**Prompt**:
Repeat the records below exactly, leaving out any pictures.

Extracted data entries
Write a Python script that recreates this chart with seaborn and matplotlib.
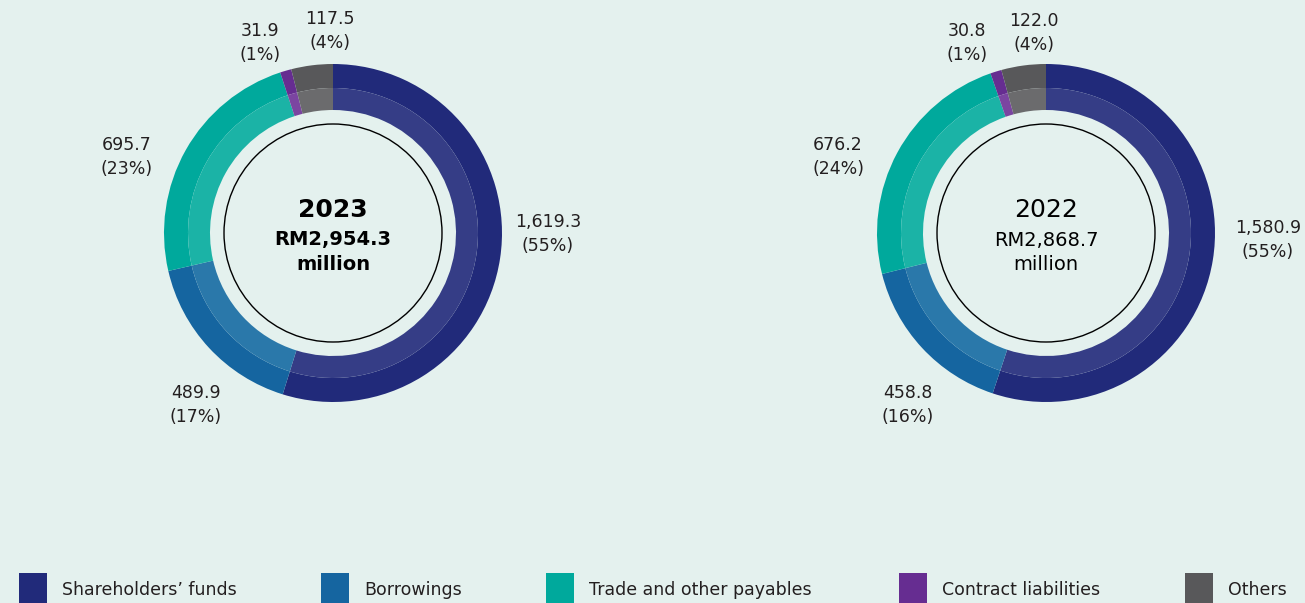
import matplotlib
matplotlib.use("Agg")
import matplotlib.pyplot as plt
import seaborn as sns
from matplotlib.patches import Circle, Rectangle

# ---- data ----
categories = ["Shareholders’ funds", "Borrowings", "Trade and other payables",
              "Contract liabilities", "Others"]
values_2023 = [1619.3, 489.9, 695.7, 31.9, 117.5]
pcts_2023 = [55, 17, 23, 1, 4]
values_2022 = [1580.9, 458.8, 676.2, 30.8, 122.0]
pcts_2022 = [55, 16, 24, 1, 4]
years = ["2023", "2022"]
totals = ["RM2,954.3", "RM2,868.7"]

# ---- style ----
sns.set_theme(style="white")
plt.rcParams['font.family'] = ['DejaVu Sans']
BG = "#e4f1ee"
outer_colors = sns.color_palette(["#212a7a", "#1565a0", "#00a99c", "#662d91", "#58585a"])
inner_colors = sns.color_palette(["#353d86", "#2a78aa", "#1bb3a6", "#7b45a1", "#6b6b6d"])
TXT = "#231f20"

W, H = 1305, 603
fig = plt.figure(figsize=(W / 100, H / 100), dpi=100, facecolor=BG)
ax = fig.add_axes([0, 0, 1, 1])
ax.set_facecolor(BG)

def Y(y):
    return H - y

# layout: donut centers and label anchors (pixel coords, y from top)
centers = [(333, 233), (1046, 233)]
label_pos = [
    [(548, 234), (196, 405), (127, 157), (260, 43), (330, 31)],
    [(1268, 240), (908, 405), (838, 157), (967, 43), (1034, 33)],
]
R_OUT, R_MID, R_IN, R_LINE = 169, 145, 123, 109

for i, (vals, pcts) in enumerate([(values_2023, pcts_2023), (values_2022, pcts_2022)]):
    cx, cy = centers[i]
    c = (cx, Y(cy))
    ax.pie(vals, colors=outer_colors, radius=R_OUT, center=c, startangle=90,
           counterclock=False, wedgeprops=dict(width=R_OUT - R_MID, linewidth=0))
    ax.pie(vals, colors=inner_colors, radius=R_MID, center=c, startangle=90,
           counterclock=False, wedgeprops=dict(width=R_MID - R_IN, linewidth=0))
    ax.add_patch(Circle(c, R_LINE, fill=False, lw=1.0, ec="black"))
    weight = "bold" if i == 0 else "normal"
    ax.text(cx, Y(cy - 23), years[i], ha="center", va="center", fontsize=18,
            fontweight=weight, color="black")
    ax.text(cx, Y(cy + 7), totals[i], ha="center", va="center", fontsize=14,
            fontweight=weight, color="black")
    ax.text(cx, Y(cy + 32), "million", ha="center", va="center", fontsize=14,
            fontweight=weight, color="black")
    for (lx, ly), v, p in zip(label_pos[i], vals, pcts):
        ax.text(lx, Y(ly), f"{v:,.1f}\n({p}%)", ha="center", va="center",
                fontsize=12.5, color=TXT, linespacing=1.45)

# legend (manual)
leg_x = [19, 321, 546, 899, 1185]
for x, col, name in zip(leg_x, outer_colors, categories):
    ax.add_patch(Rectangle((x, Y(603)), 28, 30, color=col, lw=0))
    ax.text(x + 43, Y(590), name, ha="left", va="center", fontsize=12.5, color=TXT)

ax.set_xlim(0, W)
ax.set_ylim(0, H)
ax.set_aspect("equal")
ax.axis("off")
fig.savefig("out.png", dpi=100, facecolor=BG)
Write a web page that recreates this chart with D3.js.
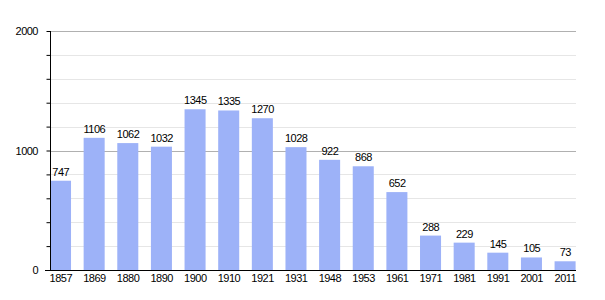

**Complete response**:
Write a Python script that recreates this chart with seaborn and matplotlib.
import matplotlib
matplotlib.use("Agg")
import matplotlib.pyplot as plt
import seaborn as sns
from matplotlib.patches import Circle, Rectangle

# ---- data ----
categories = ["Shareholders’ funds", "Borrowings", "Trade and other payables",
              "Contract liabilities", "Others"]
values_2023 = [1619.3, 489.9, 695.7, 31.9, 117.5]
pcts_2023 = [55, 17, 23, 1, 4]
values_2022 = [1580.9, 458.8, 676.2, 30.8, 122.0]
pcts_2022 = [55, 16, 24, 1, 4]
years = ["2023", "2022"]
totals = ["RM2,954.3", "RM2,868.7"]

# ---- style ----
sns.set_theme(style="white")
plt.rcParams['font.family'] = ['DejaVu Sans']
BG = "#e4f1ee"
outer_colors = sns.color_palette(["#212a7a", "#1565a0", "#00a99c", "#662d91", "#58585a"])
inner_colors = sns.color_palette(["#353d86", "#2a78aa", "#1bb3a6", "#7b45a1", "#6b6b6d"])
TXT = "#231f20"

W, H = 1305, 603
fig = plt.figure(figsize=(W / 100, H / 100), dpi=100, facecolor=BG)
ax = fig.add_axes([0, 0, 1, 1])
ax.set_facecolor(BG)

def Y(y):
    return H - y

# layout: donut centers and label anchors (pixel coords, y from top)
centers = [(333, 233), (1046, 233)]
label_pos = [
    [(548, 234), (196, 405), (127, 157), (260, 43), (330, 31)],
    [(1268, 240), (908, 405), (838, 157), (967, 43), (1034, 33)],
]
R_OUT, R_MID, R_IN, R_LINE = 169, 145, 123, 109

for i, (vals, pcts) in enumerate([(values_2023, pcts_2023), (values_2022, pcts_2022)]):
    cx, cy = centers[i]
    c = (cx, Y(cy))
    ax.pie(vals, colors=outer_colors, radius=R_OUT, center=c, startangle=90,
           counterclock=False, wedgeprops=dict(width=R_OUT - R_MID, linewidth=0))
    ax.pie(vals, colors=inner_colors, radius=R_MID, center=c, startangle=90,
           counterclock=False, wedgeprops=dict(width=R_MID - R_IN, linewidth=0))
    ax.add_patch(Circle(c, R_LINE, fill=False, lw=1.0, ec="black"))
    weight = "bold" if i == 0 else "normal"
    ax.text(cx, Y(cy - 23), years[i], ha="center", va="center", fontsize=18,
            fontweight=weight, color="black")
    ax.text(cx, Y(cy + 7), totals[i], ha="center", va="center", fontsize=14,
            fontweight=weight, color="black")
    ax.text(cx, Y(cy + 32), "million", ha="center", va="center", fontsize=14,
            fontweight=weight, color="black")
    for (lx, ly), v, p in zip(label_pos[i], vals, pcts):
        ax.text(lx, Y(ly), f"{v:,.1f}\n({p}%)", ha="center", va="center",
                fontsize=12.5, color=TXT, linespacing=1.45)

# legend (manual)
leg_x = [19, 321, 546, 899, 1185]
for x, col, name in zip(leg_x, outer_colors, categories):
    ax.add_patch(Rectangle((x, Y(603)), 28, 30, color=col, lw=0))
    ax.text(x + 43, Y(590), name, ha="left", va="center", fontsize=12.5, color=TXT)

ax.set_xlim(0, W)
ax.set_ylim(0, H)
ax.set_aspect("equal")
ax.axis("off")
fig.savefig("out.png", dpi=100, facecolor=BG)
Write a web page that recreates this chart with D3.js.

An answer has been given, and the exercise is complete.